Listening to Mellin speak is like hearing someone describe a collective fall from grace. But his regret is balanced by determination, his elegiac tone by optimism. “In the UK we all accepted the supermarket. It became an easier way of life, and your butchers, your greengrocers, your bakers, they all died, because they couldn’t compete on price. Now the consumer has come full circle, and it’s important to support local or buy things with impact in mind.”
He doesn’t exempt himself from guilt. “When I left school I didn’t respect what I’d learned. It’s not until you’ve come out of your sphere of influence that you realise what you once had. We’ve sat by and watched food be commoditised.”
When he started, his priority was to reduce packaging. He’d been watching The Blue Planet, and “the issues around single-use plastic really resonated with me”. Back in the day people didn’t have the means to store food for long enough to be able to shop in bulk. “Then we learnt how to package things, we learnt how to display things, we built big supermarkets, and we had to find ways for food to keep for ages, where the temperature control might not be that good, and we ended up where we are today. I’ve always thought what a waste of time packaging is, especially after watching David Attenborough – it’s this thing we have to have because we’ve extended supply chains.” But then he began to realise the even bigger problem was food waste. “The more we can educate the consumer to shop little and often the better.”
Around 2008 he had an epiphany, realising his skills were worth more in the food than the motor industry. Meanwhile, back at Mellin’s, his younger brother had taken note of the growing demand for free-range chicken, so they went into business together as Roaming Roosters, a company credited with the growth of HelloFresh. But Simon was restless. “I’d watched digitisation of grocery, I’d watched brands grow in different ways, by taking grocery to the consumer through technology. And I’d recognised that as we became more of a digital world, logistics became a bigger and bigger part of that. So I was looking for business propositions that sat across these big macro trends, and I came across the milk round.”
Eureka! It was food, combined with things that move: the two things Mellin knew most about.

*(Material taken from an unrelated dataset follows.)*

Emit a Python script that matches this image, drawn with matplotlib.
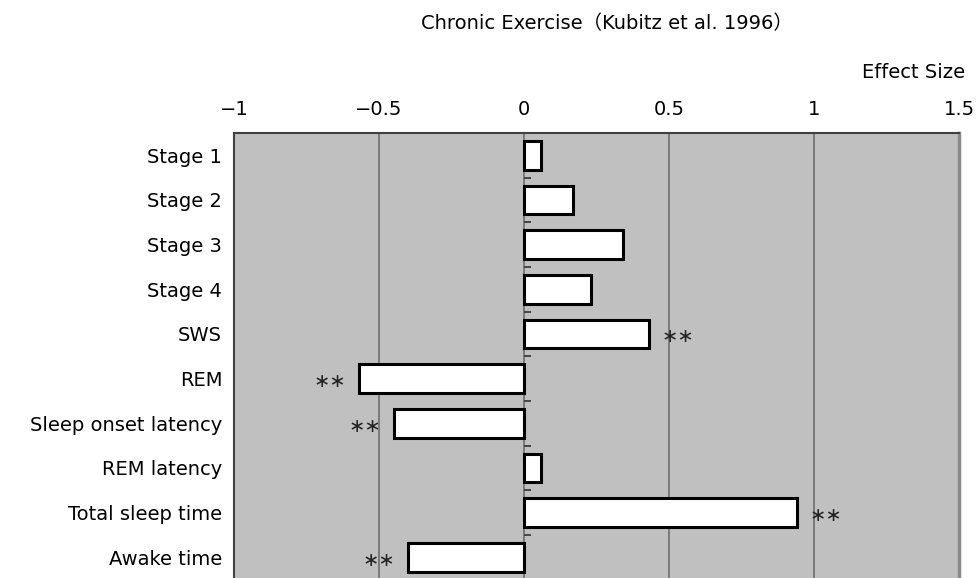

Mellin’s business model is both contemporary and nostalgic, combining the best of what we’ve lost with the best of what we’ve gained. “The milk round blows my mind. A business from the 1960s, with subscription billing, returnable packaging, sourcing directly from the producer … Everything the milk round was, it’s so powerful as a proposition: it’s everything we should be.”
And that’s what Modern Milkman is. It offers up to three delivery days per week, but if you want just a single pint of milk on a Monday, or two pints and an orange and some eggs on a Friday, no problem. The only difference is that instead of leaving a note on the doorstep to change your order, you log on to the app or website.
It has a modest range of around 80 staple products, working directly with small-scale farmers and independent dairy processors for “a blend of size and scale of businesses that complement each other”. Everything is delivered in returnable packaging or home-compostable paper bags. Veg boxes were tried, but abandoned as wasteful. “People want what they want, and there’s always an item in the veg box that you don’t want.”
Above all, it’s done away with the bloated supply chain. “The supply chain is upside down in grocery. Retail is a push environment, stocking shelves in the hope that consumers turn up and buy products. But then the weather changes, or they go out for dinner, so you get the same waste as in the household, only multiplied. Ours is a pull environment: the customer subscribes to the product up front, so we know the demand in each area.”
Mellin is not an admirer of the rapid-delivery services that sprang up over lockdown, which “further commoditise laziness”. “We operate planned routes, so as to get more drops out of the vehicle and be more efficient, not just from an environmental perspective but also a cost perspective. It’s important that this service is accessible to the masses and not just the wealthy, because to fix a problem we have to make the solution available to 90 per cent of the community. We have a huge demographic spread in our customer base.” They purposefully launched in the northwest, in Burnley, which features high on the deprivation index, on the grounds that if they could make it work there they could make it work anywhere. The company now serves most of the north and the Midlands, and surrounding areas of London, and over the next 18 months aims to cover 70-80 per cent of the UK.
“Twenty-minute delivery is impossible to optimise, you’re giving the consumer too much control. It’s back to the point around braising steak vs fillet steak and the butcher helping the consumer make an informed decision. We’re just trying to help the consumer make sensible decisions about living in a more ethical way.”
Simon still lives in Lancashire. Business is big now, but he wouldn’t live anywhere else. He breeds native pigs and Aberdeen Angus cattle, but “it’s love, not a commercial proposition”. His mother Carol still works for him – “you know how at the beginning you just need help from someone you can trust; well, that’s generally your mum” – and his partner Becky runs customer experience. He’d love to buy a Mk 1 Escort when the kids are older: “That’s my absolute dream car, but my missus won’t let me have one.”
It was in fact Mellin’s depot in Leeds where Boris Johnson got locked in a fridge when he was ambushed by Good Morning Britain in 2019.“We were loading vans at 5am and next thing we know the PM’s there. It was just before election time and he was visiting the north – not sure why. It was one of the most random days of my life.”
The Modern Milkman’s logo is a milk bottle with wings. “It’s not that we think we’re angelic,” Simon says. “It’s just that it’s a brand with purpose. We’re trying to fix a few problems. Think about the milk bottle, and how iconic that is, and how forward-thinking it was for its time. We’ve built a platform that allows that traditional service to continue into the future.”